Ceisler announced his bid for sheriff of Bucks County in March 2025. He won the endorsement of the Bucks County Democratic Committee that same month. After incumbent Republican sheriff Fred Harran worked to partner with the United States Immigration and Customs Enforcement (ICE), Ceisler attacked Harran for those connections. Harran had signed his deputies up to help ICE with federal immigration laws. His proposal was initially overturned by Bucks County commissioners, but a judge ruled that the commission did not have the authority to do so. His goal with the campaign was to take politics out of public safety.

Ceisler defeated Harran on November 4, 2025, with over 55% of the vote. With his victory, he became the second youngest sheriff in the state, at 33 years old.

====Tenure====
Ceisler was sworn in at the Bristol Riverside Theatre on January 5, 2026.

On January 14, 2026, Ceisler signed an order formally terminating his office's 287(g) partnership with ICE. Ceisler signed an additional order prohibiting deputies from inquiring about the immigration status of crime victims, eyewitnesses, or court observers. Ceisler confirmed that his orders did not make Bucks County as "sanctuary county," and that the county Department of Corrections would continue to grant ICE access to the county jail to ensure convicted criminals could be safely deported.
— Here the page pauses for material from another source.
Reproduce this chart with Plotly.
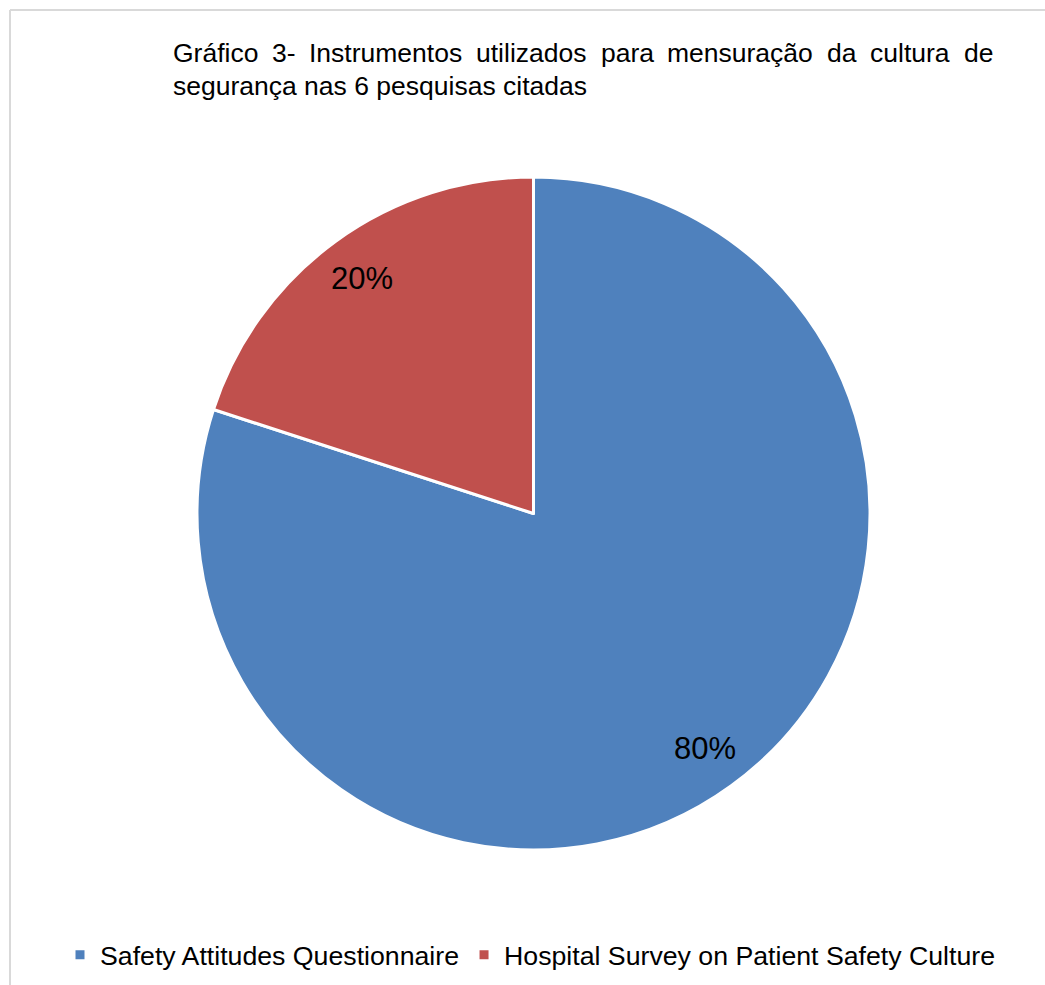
import math
import plotly.graph_objects as go

# Chart data
labels = ["Safety Attitudes Questionnaire", "Hospital Survey on Patient Safety Culture"]
values = [80, 20]
colors = ["#4F81BD", "#C0504D"]

title_line1 = "Gráfico 3- Instrumentos utilizados para mensuração da cultura de"
title_line2 = "segurança nas 6 pesquisas citadas"

W, H = 1045, 985
FONT = "Liberation Sans, Arial, sans-serif"
TITLE_SIZE = 26.5

# Arial advance widths (1/1000 em) for justifying the first title line
ARIAL_W = {
    "G": 778, "r": 333, "á": 556, "f": 278, "i": 222, "c": 500, "o": 556,
    "3": 556, "-": 333, "I": 278, "n": 556, "s": 500, "t": 278, "u": 556,
    "m": 833, "e": 556, "l": 222, "z": 500, "a": 556, "d": 556, "p": 556,
    "ç": 500, "ã": 556,
}


def word_width(word, size):
    return sum(ARIAL_W.get(ch, 556) for ch in word) / 1000.0 * size


def px_x(x):
    return x / W


def px_y(y):
    return 1 - y / H


# Pie placement (pixels)
pie_left, pie_right, pie_top, pie_bottom = 197, 870, 177, 850
dom_x = [px_x(pie_left), px_x(pie_right)]
dom_y = [px_y(pie_bottom), px_y(pie_top)]

total = sum(values)
pct_text = [f"{round(v / total * 100)}%" for v in values]

fig = go.Figure(
    go.Pie(
        labels=labels,
        values=values,
        sort=False,
        direction="clockwise",
        rotation=0,
        marker=dict(colors=colors, line=dict(color="white", width=3)),
        textinfo="none",
        hoverinfo="label+percent",
        domain=dict(x=dom_x, y=dom_y),
    )
)

annotations = []

# Percentage labels along each slice bisector
cx = (pie_left + pie_right) / 2
cy = (pie_top + pie_bottom) / 2
R = (pie_right - pie_left) / 2
cum = 0.0
for v, txt in zip(values, pct_text):
    theta = 2 * math.pi * (cum + v / 2) / total
    cum += v
    lx = cx + 0.865 * R * math.sin(theta)
    ly = cy - 0.865 * R * math.cos(theta)
    annotations.append(dict(
        x=px_x(lx), y=px_y(ly), xref="paper", yref="paper",
        text=txt, showarrow=False, xanchor="center", yanchor="middle",
        font=dict(family=FONT, size=31, color="#000000"),
    ))

# Justified first title line
t_left, t_right = 173, 993
words = title_line1.split(" ")
widths = [word_width(w, TITLE_SIZE) for w in words]
gap = (t_right - t_left - sum(widths)) / (len(words) - 1)
xpos = t_left
for w, ww in zip(words, widths):
    annotations.append(dict(
        x=px_x(xpos), y=px_y(53), xref="paper", yref="paper",
        text=w, showarrow=False, xanchor="left", yanchor="middle",
        xshift=-2,
        font=dict(family=FONT, size=TITLE_SIZE, color="#000000"),
    ))
    xpos += ww + gap

annotations.append(dict(
    x=px_x(t_left), y=px_y(86), xref="paper", yref="paper",
    text=title_line2, showarrow=False, xanchor="left", yanchor="middle",
    xshift=-2,
    font=dict(family=FONT, size=TITLE_SIZE, color="#000000"),
))

# Chart-area frame edges (top and left)
shapes = [
    dict(type="line", xref="paper", yref="paper",
         x0=px_x(10), x1=1.02, y0=px_y(10), y1=px_y(10),
         line=dict(color="#D9D9D9", width=2)),
    dict(type="line", xref="paper", yref="paper",
         x0=px_x(10), x1=px_x(10), y0=px_y(10), y1=-0.02,
         line=dict(color="#D9D9D9", width=2)),
]

fig.update_layout(
    width=W, height=H,
    margin=dict(l=0, r=0, t=0, b=0),
    paper_bgcolor="white",
    plot_bgcolor="white",
    showlegend=True,
    legend=dict(
        orientation="h",
        x=px_x(60), xanchor="left",
        y=px_y(955), yanchor="middle",
        font=dict(family=FONT, size=26.7, color="#000000"),
        bgcolor="rgba(0,0,0,0)",
        itemclick=False, itemdoubleclick=False,
    ),
    annotations=annotations,
    shapes=shapes,
)

fig.write_html("out.html")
In a press conference announcing the decision, Ceisler stated that the new policies were made in conjunction with local police chiefs and immigrant leaders to strike the proper balance between "protecting the community from crime, and protecting the community from fear."

==Personal life==
Ceisler is married to attorney, Helen Lawless, and they live in Bristol Borough. He is also a co-owner of Naked Brewing Company.